Research Colloquium: Lecture by Emily J. Levine: "Autonomy and Reciprocity: Tensions & Reconciliations in American Higher Education History"
Dr. Emily J. Levine is Associate Professor of Education and (by courtesy) History at Stanford University. She is the author of Allies and Rivals: German-American Exchange and the Rise of the Modern Research University (University of Chicago Press, August 2021), and Dreamland of Humanists: Warburg, Cassirer, Panofsky, and the Hamburg School (University of Chicago Press, 2013). Her work has recently appeared in The New York Times, The Washington Post, and top scholarly journals, and has been supported by the National Humanities Center, the Alexander von Humboldt Foundation, and the National Endowment for the Humanities (NEH).
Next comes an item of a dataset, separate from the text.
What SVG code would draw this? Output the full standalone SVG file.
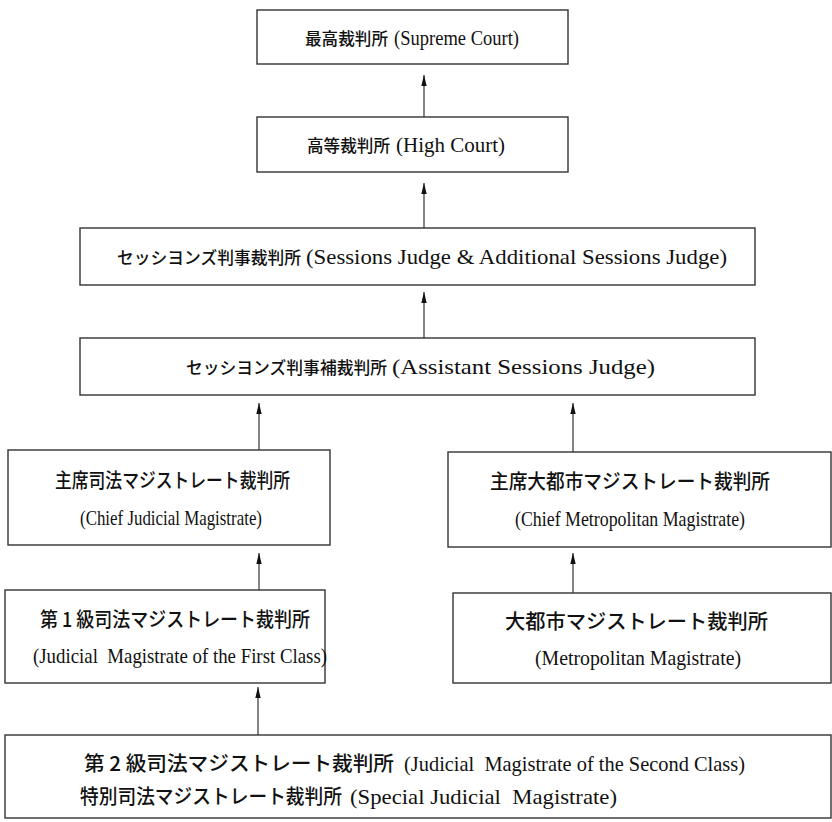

She is currently writing a book about the intertwined history of academic freedom and free speech.
Abstract: The American concept of academic freedom is based on a contradiction. It presents professional autonomy as requiring separation between the university and the state but it justifies that autonomy based on reciprocity between the university and the state. The modus vivendi of this fragile relationship has historically been a shared understanding of professional responsibility and duty that guides how experts influence the public. However, at three inflections points in US history— World War I, the McCarthy Era, and the 1960s student protests— latent irreconcilable tensions erupted undermining those agreed upon boundaries. In response to these crises, thinkers responded by redrawing formulations and boundaries. This paper argues that at these moments virtually every thinker interpreted the threats to academic freedom as external, evading hard questions about the mission and values of higher education, and ensuring that the ambiguity would be passed on from generation to generation.